El caudillo populista le dice a sus huestes que allá afuera hay subjetividades tóxicas, patriarcado, casta, neoliberalismo, yanquis, migrantes, banqueros, judíos, islamistas, fifís, enemigos de la patria, multinacionales, y que la única manera de mantenerse puro es alineándose con el líder, pensando como él, convirtiéndose en un guerrero de su causa. El precio es la renuncia a la libertad y a pensar con autonomía. Es decir, volver a ser un niño. Es lo que quiere el populista, que el individuo autónomo se deshaga en el rebaño, en la comunidad organizada, en la nación o en el partido, y que se vuelva parte de un organismo que sirve a la visión y al destino que quiere imponer el líder.

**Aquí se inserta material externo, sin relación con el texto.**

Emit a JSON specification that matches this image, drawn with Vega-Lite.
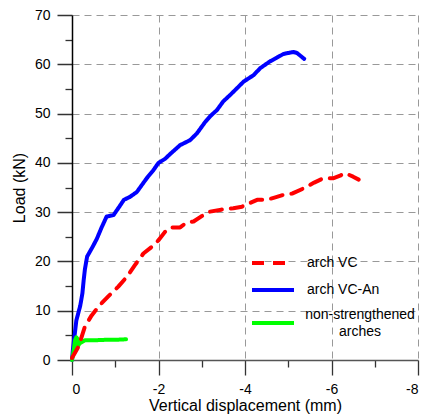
{
  "$schema": "https://vega.github.io/schema/vega-lite/v6.json",
  "width": 346,
  "height": 345,
  "autosize": "none",
  "padding": {"left": 72, "top": 15, "right": 3, "bottom": 58},
  "background": "white",
  "config": {
    "view": {"stroke": null},
    "font": "Liberation Sans"
  },
  "data": {
    "values": [
      {"s": "arch VC-An", "i": 1, "x": 0, "y": 0},
      {"s": "arch VC-An", "i": 2, "x": -0.02, "y": 2},
      {"s": "arch VC-An", "i": 3, "x": -0.1, "y": 8},
      {"s": "arch VC-An", "i": 4, "x": -0.19, "y": 11},
      {"s": "arch VC-An", "i": 5, "x": -0.24, "y": 13.5},
      {"s": "arch VC-An", "i": 6, "x": -0.27, "y": 16.2},
      {"s": "arch VC-An", "i": 7, "x": -0.3, "y": 18.5},
      {"s": "arch VC-An", "i": 8, "x": -0.35, "y": 21},
      {"s": "arch VC-An", "i": 9, "x": -0.46, "y": 22.7},
      {"s": "arch VC-An", "i": 10, "x": -0.57, "y": 24.5},
      {"s": "arch VC-An", "i": 11, "x": -0.68, "y": 26.8},
      {"s": "arch VC-An", "i": 12, "x": -0.8, "y": 29.1},
      {"s": "arch VC-An", "i": 13, "x": -0.96, "y": 29.4},
      {"s": "arch VC-An", "i": 14, "x": -1.07, "y": 30.8},
      {"s": "arch VC-An", "i": 15, "x": -1.2, "y": 32.5},
      {"s": "arch VC-An", "i": 16, "x": -1.34, "y": 33.1},
      {"s": "arch VC-An", "i": 17, "x": -1.5, "y": 34.1},
      {"s": "arch VC-An", "i": 18, "x": -1.73, "y": 36.9},
      {"s": "arch VC-An", "i": 19, "x": -1.88, "y": 38.5},
      {"s": "arch VC-An", "i": 20, "x": -2.0, "y": 40.0},
      {"s": "arch VC-An", "i": 21, "x": -2.15, "y": 40.8},
      {"s": "arch VC-An", "i": 22, "x": -2.27, "y": 41.8},
      {"s": "arch VC-An", "i": 23, "x": -2.5, "y": 43.6},
      {"s": "arch VC-An", "i": 24, "x": -2.73, "y": 44.6},
      {"s": "arch VC-An", "i": 25, "x": -2.89, "y": 46},
      {"s": "arch VC-An", "i": 26, "x": -3.08, "y": 48.3},
      {"s": "arch VC-An", "i": 27, "x": -3.2, "y": 49.5},
      {"s": "arch VC-An", "i": 28, "x": -3.35, "y": 50.7},
      {"s": "arch VC-An", "i": 29, "x": -3.5, "y": 52.5},
      {"s": "arch VC-An", "i": 30, "x": -3.66, "y": 53.8},
      {"s": "arch VC-An", "i": 31, "x": -3.81, "y": 55.1},
      {"s": "arch VC-An", "i": 32, "x": -3.97, "y": 56.5},
      {"s": "arch VC-An", "i": 33, "x": -4.2, "y": 57.8},
      {"s": "arch VC-An", "i": 34, "x": -4.35, "y": 59.2},
      {"s": "arch VC-An", "i": 35, "x": -4.58, "y": 60.6},
      {"s": "arch VC-An", "i": 36, "x": -4.75, "y": 61.4},
      {"s": "arch VC-An", "i": 37, "x": -4.89, "y": 62.1},
      {"s": "arch VC-An", "i": 38, "x": -5.12, "y": 62.5},
      {"s": "arch VC-An", "i": 39, "x": -5.2, "y": 62.3},
      {"s": "arch VC-An", "i": 40, "x": -5.37, "y": 61.1},
      {"s": "non-strengthened arches", "i": 1, "x": 0, "y": 0},
      {"s": "non-strengthened arches", "i": 2, "x": -0.04, "y": 2.0},
      {"s": "non-strengthened arches", "i": 3, "x": -0.07, "y": 4.0},
      {"s": "non-strengthened arches", "i": 4, "x": -0.1, "y": 4.6},
      {"s": "non-strengthened arches", "i": 5, "x": -0.14, "y": 4.2},
      {"s": "non-strengthened arches", "i": 6, "x": -0.12, "y": 2.6},
      {"s": "non-strengthened arches", "i": 7, "x": -0.18, "y": 3.4},
      {"s": "non-strengthened arches", "i": 8, "x": -0.3, "y": 4.0},
      {"s": "non-strengthened arches", "i": 9, "x": -0.5, "y": 4.0},
      {"s": "non-strengthened arches", "i": 10, "x": -0.8, "y": 4.1},
      {"s": "non-strengthened arches", "i": 11, "x": -1.0, "y": 4.1},
      {"s": "non-strengthened arches", "i": 12, "x": -1.25, "y": 4.2},
      {"s": "arch VC", "i": 1, "x": 0, "y": 0.4},
      {"s": "arch VC", "i": 2, "x": -0.15, "y": 2.7},
      {"s": "arch VC", "i": 3, "x": -0.3, "y": 6.8},
      {"s": "arch VC", "i": 4, "x": -0.45, "y": 9},
      {"s": "arch VC", "i": 5, "x": -0.65, "y": 11.2},
      {"s": "arch VC", "i": 6, "x": -0.85, "y": 13},
      {"s": "arch VC", "i": 7, "x": -1.07, "y": 14.9},
      {"s": "arch VC", "i": 8, "x": -1.27, "y": 16.9},
      {"s": "arch VC", "i": 9, "x": -1.45, "y": 19.2},
      {"s": "arch VC", "i": 10, "x": -1.65, "y": 21.6},
      {"s": "arch VC", "i": 11, "x": -1.85, "y": 23},
      {"s": "arch VC", "i": 12, "x": -2.0, "y": 24.3},
      {"s": "arch VC", "i": 13, "x": -2.15, "y": 26},
      {"s": "arch VC", "i": 14, "x": -2.27, "y": 26.9},
      {"s": "arch VC", "i": 15, "x": -2.5, "y": 26.9},
      {"s": "arch VC", "i": 16, "x": -2.65, "y": 27.9},
      {"s": "arch VC", "i": 17, "x": -2.81, "y": 28.1},
      {"s": "arch VC", "i": 18, "x": -3.0, "y": 29.2},
      {"s": "arch VC", "i": 19, "x": -3.19, "y": 30.1},
      {"s": "arch VC", "i": 20, "x": -3.45, "y": 30.5},
      {"s": "arch VC", "i": 21, "x": -3.73, "y": 30.8},
      {"s": "arch VC", "i": 22, "x": -3.93, "y": 31.1},
      {"s": "arch VC", "i": 23, "x": -4.1, "y": 31.8},
      {"s": "arch VC", "i": 24, "x": -4.28, "y": 32.5},
      {"s": "arch VC", "i": 25, "x": -4.5, "y": 32.5},
      {"s": "arch VC", "i": 26, "x": -4.7, "y": 33.0},
      {"s": "arch VC", "i": 27, "x": -4.89, "y": 33.5},
      {"s": "arch VC", "i": 28, "x": -5.1, "y": 33.8},
      {"s": "arch VC", "i": 29, "x": -5.35, "y": 34.8},
      {"s": "arch VC", "i": 30, "x": -5.6, "y": 36},
      {"s": "arch VC", "i": 31, "x": -5.82, "y": 36.9},
      {"s": "arch VC", "i": 32, "x": -6.05, "y": 36.9},
      {"s": "arch VC", "i": 33, "x": -6.2, "y": 37.4},
      {"s": "arch VC", "i": 34, "x": -6.32, "y": 37.9},
      {"s": "arch VC", "i": 35, "x": -6.5, "y": 37.2},
      {"s": "arch VC", "i": 36, "x": -6.63, "y": 36.6}
    ]
  },
  "mark": {"type": "line", "strokeWidth": 4, "strokeCap": "round", "strokeJoin": "round"},
  "encoding": {
    "x": {
      "field": "x",
      "type": "quantitative",
      "scale": {"domain": [0, -8], "nice": false, "zero": false},
      "axis": {
        "values": [0, -1, -2, -3, -4, -5, -6, -7, -8],
        "title": "Vertical displacement (mm)",
        "titleFontSize": 16,
        "titleFontWeight": "normal",
        "titleColor": "#000",
        "titlePadding": 1,
        "labelFontSize": 14,
        "labelColor": "#000",
        "labelPadding": 7,
        "labelExpr": "abs(datum.value) % 2 !== 0 ? '' : (datum.value === 0 ? '0' : '-' + abs(datum.value))",
        "domainColor": "#555",
        "domainWidth": 1.5,
        "tickColor": "#333",
        "tickWidth": 1.3,
        "tickSize": 15,
        "tickDash": {"condition": {"test": "abs(datum.value) % 2 !== 0", "value": [7, 30]}, "value": [1, 0]},
        "grid": true,
        "gridColor": "#999",
        "gridDash": [7, 5],
        "gridWidth": 1,
        "gridOpacity": {"condition": {"test": "abs(datum.value) % 2 === 0 && datum.value !== 0", "value": 1}, "value": 0}
      }
    },
    "y": {
      "field": "y",
      "type": "quantitative",
      "scale": {"domain": [0, 70], "nice": false},
      "axis": {
        "values": [0, 5, 10, 15, 20, 25, 30, 35, 40, 45, 50, 55, 60, 65, 70],
        "title": "Load (kN)",
        "titleFontSize": 16,
        "titleFontWeight": "normal",
        "titleColor": "#000",
        "titlePadding": 7,
        "labelFontSize": 14,
        "labelColor": "#000",
        "labelPadding": 7,
        "labelExpr": "datum.value % 10 !== 0 ? '' : datum.label",
        "domainColor": "#000",
        "domainWidth": 1.5,
        "tickColor": "#333",
        "tickWidth": 1.3,
        "tickSize": 15,
        "tickDash": {"condition": {"test": "datum.value % 10 !== 0", "value": [7, 30]}, "value": [1, 0]},
        "grid": true,
        "gridColor": "#999",
        "gridDash": [7, 5],
        "gridWidth": 1,
        "gridOpacity": {"condition": {"test": "datum.value % 10 === 0 && datum.value !== 0", "value": 1}, "value": 0}
      }
    },
    "color": {
      "field": "s",
      "type": "nominal",
      "scale": {"domain": ["arch VC", "arch VC-An", "non-strengthened arches"], "range": ["#ff0000", "#0000ff", "#00ff00"]},
      "legend": {
        "title": null,
        "orient": "none",
        "legendX": 192,
        "legendY": 239,
        "padding": 0,
        "symbolType": "M-3,0H3",
        "symbolSize": 196,
        "symbolStrokeWidth": 4,
        "labelFontSize": 14,
        "labelColor": "#000",
        "labelOffset": 25,
        "rowPadding": 10,
        "labelLimit": 200,
        "labelExpr": "datum.label === 'non-strengthened arches' ? ['non-strengthened', 'arches'] : datum.label",
        "encode": {
          "labels": {
            "update": {
              "lineHeight": {"value": 17},
              "align": {"signal": "datum.value === 'non-strengthened arches' ? 'center' : 'left'"},
              "dx": {"signal": "datum.value === 'non-strengthened arches' ? 53 : 0"},
              "dy": {"signal": "datum.value === 'non-strengthened arches' ? -8 : 0"}
            }
          }
        }
      }
    },
    "strokeDash": {
      "field": "s",
      "type": "nominal",
      "scale": {"domain": ["arch VC", "arch VC-An", "non-strengthened arches"], "range": [[12, 9], [1, 0], [1, 0]]},
      "legend": null
    },
    "order": {"field": "i", "type": "quantitative"}
  }
}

El daño que le hizo Podemos a la política española introduciendo estas ideas fue brutal. Convirtieron a una ciudadanía moderna y europea en un pueblo heterónomo y victimizado. Dividieron a la sociedad en pueblo y casta y la enfrentaron, tratando de repetir los ciclos españoles de tribalismo y enemistad. Prostituyeron las ideas anteponiéndoles el relato y reivindicaron cuanto sistema autoritario y antioccidental engendró la tierra. Cavaron dos trincheras, la de ellos y la de sus enemigos, que puntualmente ocupó una némesis a su medida, el populismo de derechas. En lugar de ayudar a la modernización y democratización de América Latina, trajeron todos los delirios del tercermundismo a España. Su credo fue la destrucción de los consensos y el descrédito de las instituciones. Si hoy la política española es tóxica y crea subjetividades tóxicas, en gran medida se debe a Errejón. Cuando crezca y sea adulto, esa es otra responsabilidad que deberá asumir.